Although it is against both federal and state law, some parents in Texas still experience the trauma of international child kidnapping by the other parent. Even in situations in which a parent initially takes the child out of the country legally for a scheduled visit, a failure to return the child in violation of the other parent's custodial rights is a violation of the kidnapping laws.
While all parental abductions are difficult, international ones are especially problematic. Although the parent can be criminally prosecuted and may face up to three years in prison, the first hurdle the other parent has is locating the child and the other parent and securing the child's return.
Some cases are governed by the Hague Convention on the Civil Aspects of International Parental Child Abduction, a treaty that governs signatory countries of which the U.S. is one. For adoptions in which a child is removed to a signatory country, the authorities in the other country will help secure the child's return to Texas. Not all countries are signatories to the treaty, however. For abductions in which a child is taken to a non-participating country, the child's abduction and return are usually handled by negotiations between the U.S. State Department and the foreign country's government.
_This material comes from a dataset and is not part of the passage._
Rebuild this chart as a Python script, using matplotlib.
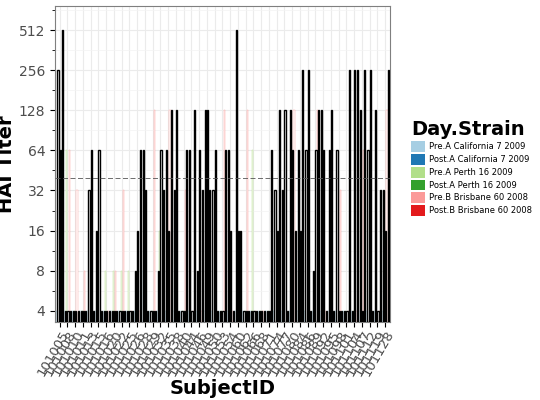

It is unfortunate that some child custody disputes result in a parent's kidnapping the child in order to interfere with the other parent's custodial rights. When such a situation occurs, the parent whose parenting rights have been violated may require the help of both government agencies as well as a family law attorney in order to secure the child's safe return. It is important to seek help as soon as the parent is aware that their child has been abducted internationally by the other parent.